KBR, Jakarta - Masih ingat dengan program kiriman buku gratis ke pelosok negeri pada Hari Buku Nasional 17 Mei tahun lalu?
Sayangnya, program itu terancam dihentikan.
Itulah yang mendorong sebuah jaringan relawan peduli literasi, Pustaka Bergerak menggagas petisi "Pengiriman Buku Gratis (Free Cargo Literacy) Terhenti?" di laman change.org.
Hingga Kamis (15/11/2018), sudah lebih dari 4.400 orang menandatangani petisi yang ditujukan pada pemerintah, khususnya Presiden Joko Widodo, Kementerian BUMN, dan Kementerian Pendidikan dan Kebudayaan. Petisi ini demi mendesak program pengiriman buku gratis oleh PT Pos Indonesia terus berjalan.
Kenapa program ini tak boleh berhenti?
Menurut Penggagas Pustaka Bergerak, Nirwan Ahmad Arsuka, pengiriman buku gratis sangat membantu masyarakat khususnya di daerah terpencil yang terkendala akses buku dan sumber bacaan bermutu didaerahnya.
"Mimpi mereka untuk dulu bikin perpustakaan itu sekarang bisa mereka wujudkan di kampungnya. Partisipasi warga meningkat, orang-orang berlomba-lomba berorganisasi untuk membentuk gerakan saling bantu agar anak-anak yang kurang beruntung dari segi bacaan dan pengetahuan bisa menjadi lebih baik," ujar Nirwan dalam perbincangan di 'KBR Pagi', Kamis (15/11/2018).
Meskipun pengiriman buku gratis ini adalah amanat Presiden Joko Widodo ketika menyambut Hari Buku Nasional 17 Mei tahun lalu, sayangnya, dalam pelaksanaan tidaklah semulus yang diharapkan. PT. Pos kini kesulitan anggaran hingga program pengiriman buku gratis itu dihentikan sementara. Sudah lebih dari 280 ton buku disebarkan ke berbagai penjuru dengan total anggaran yang dihabiskan PT. Pos mencapai Rp13 miliar lebih. Namun, biaya yang dikeluarkan sudah melebihi plafon tanggung jawab sosial perusahaan (CSR) dari PT Pos. Bahkan ada kemungkinan perusahaan BUMN ini merugi ketika diaudit Badan Pemeriksa Keuangan (BPK) .

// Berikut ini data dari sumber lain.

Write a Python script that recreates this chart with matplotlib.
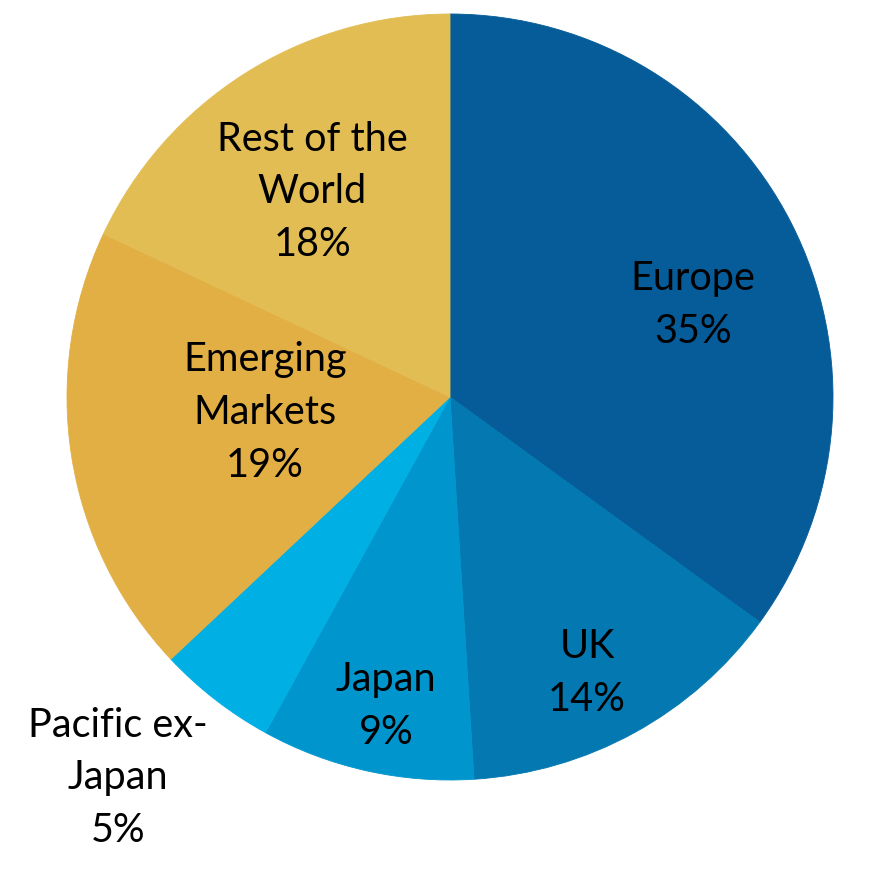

Nirwan menyayangkan hal tersebut. Masalahnya, kata dia, ada di aturan yang terlalu berbelit-belit.
"Rupanya birokrasi dibawahnya tidak sesigap presiden. Pertanggungjawabannya ada dua. Pertama, pertanggungjawaban legal, kedua soal keuangan. Aturan penyaluran bantuan CSR ini ruwet, ya mungkin karena gerakan ini gerakan baru, skalanya besar tidak diantisipasi oleh birokrasi dan aturan yang ada sekarang sehingga mereka keteteran mengejar partisipasi masyarakat yang besar ini,"
Selain mendorong hidupnya program tersebut lewat petisi, Pustaka Bergerak mencoba upaya lain.
"Kita tetap berharap Kementerian BUMN membantu PT Pos sekalipun tidak untuk seterusnya bantu pengiriman hingga Desember 2018, misalnya. Kami coba kerjasama dengan jaringan kargo diluar PT. Pos, kawan-kawan kargo swasta di provinsi tertentu. Jadi misalnya ada kawan kita di Lampung atau di Sumatera Utara tetap bisa mengirim gratis tapi untuk wilayah provinsinya sendiri," kata Nirwan.